El presidente de Estados Unidos, Joe Biden, inauguró este jueves en Washington, fuera del sistema de Naciones Unidas, la llamada Cumbre de la Democracia, con invitados seleccionados a dedo para marcar intenciones.
Como la recientemente fracasada cita sobre el cambio climático auspiciada por el mismo anfitrión, la cual no rebasó los límites de la retórica y fue incapaz de llegar a la raíz del problema que enfrenta la humanidad por un entorno ambiental cada vez más enfermo, esta pudiera tener similar resultado, a juzgar por el aluvión de críticas.
El que muchos del centenar de asistentes sean antidemocráticos y en lugar de invitados deberían ser cuestionados, le hace perder credibilidad al motivo de la convocatoria de Biden de «defender la democracia, reforzarla y renovarla».
Mientras, en cambio subraya, la necesidad de Estados Unidos de reordenar su caos para recuperar terreno perdido en términos de influencia global.
Contraproducentemente, como advirtió el canciller de Cuba, Bruno Rodríguez, la cumbre muestra interesantes síntomas de debilidad del país más rico del mundo que no puede por sí mismo enfrentar con la certidumbre requerida las quebraduras cada vez más difíciles de ocultar, de un sistema socioeconómico obsoleto.
Analistas mexicanos consideran que la propia confección de la lista de participantes con gobernantes que muy difícilmente pueden ser vistos como defensores de la democracia -de Brasil, Irak o Filipinas por citar los más conspicuos- indica a las claras el sentido de la iniciativa de Biden.
Más importante que los incluidos en las invitaciones, señalan, resultan los excluidos porque ellos dan una idea del real propósito, cuando la Casa Blanca llama a buscar mecanismos para enfrentar lo que denomina desafíos que plantea el autoritarismo, en tanto soslaya el tema de fondo que enfrenta la humanidad:
Una crisis profunda del sistema socioeconómico imperante del cual se deriva la mortal combinación de crisis económica, sanitaria, social, cultural, política y del espíritu, a lo cual contribuyó en alto grado el deterioro irreparable de una democracia representativa al servicio de una concentración descomunal del capital y un aumento brutal de la pobreza.

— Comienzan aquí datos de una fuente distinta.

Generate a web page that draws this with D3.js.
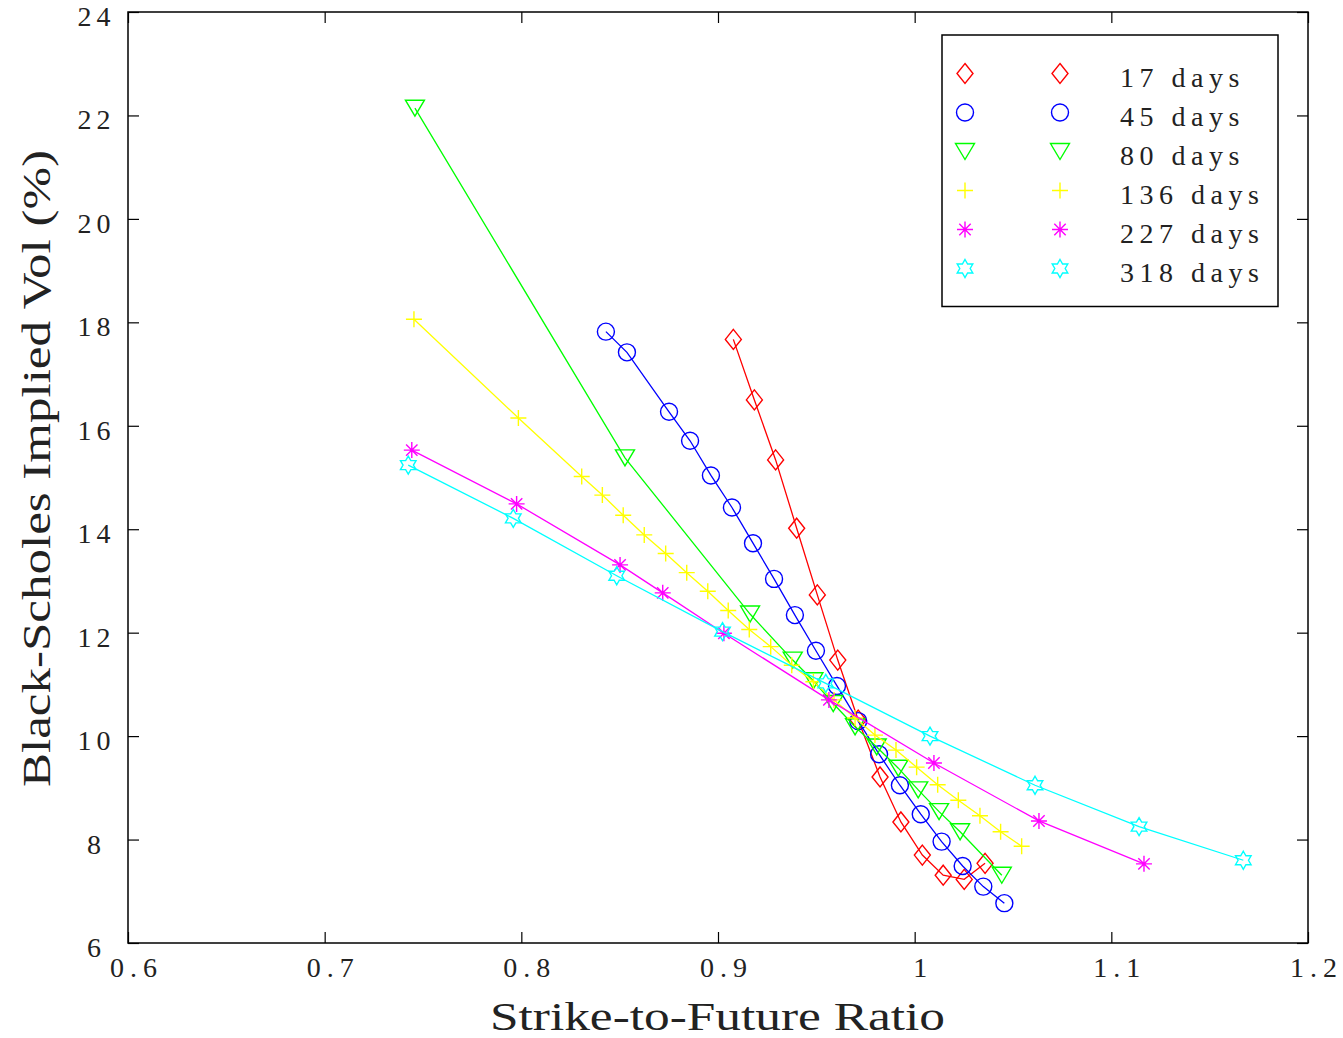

La discriminativa lista de invitados de Biden -que deja fuera a China, Rusia, Irán, Cuba, Venezuela, Nicaragua, entre otros Estados- a lo cual bien podría denominarse una cumbre espuria por su contenido, más bien debe servir para alertar de la resistencia de grupos de poder en Estados Unidos a un cambio de época.
En la que no pueden subsistir -prosiguen- el saqueo de riquezas ni la desigualdad, y se puedan evitar los altos costos que la humanidad paga ante fenómenos como la Covid-19, bloqueos y guerras.
Es lógico que, ante esas perspectivas y los objetivos geoestratégicos de una cumbre que en realidad no es tal, sino una calistenia para mostrar músculos, países con altos niveles de influencia mundial fueran además exhibidos como culpables de un desequilibrio social, económico y espiritual propio de un neoliberalismo que les es ajeno.
Acusan a Moscú y Beijing de molestarse por el curso de la reunión y de discursos intolerables como el del propio Biden pero, como denunció China, desconocen exprofeso los sistemas democráticos de cada cual, los que no tienen por qué seguir un molde fuera de su idiosincrasia, su cultura e historia.
Los embajadores en Washington, de China, Qin Gang, y de Rusia, Anatoly Antonov, respectivamente, calificaron la cumbre de Biden como un producto que evidencia su mentalidad anclada en la guerra fría.
Estimaron que solo avivará la confrontación ideológica y creará nuevas divisiones, aunque el mundo no está en condiciones para aventuras de esa naturaleza.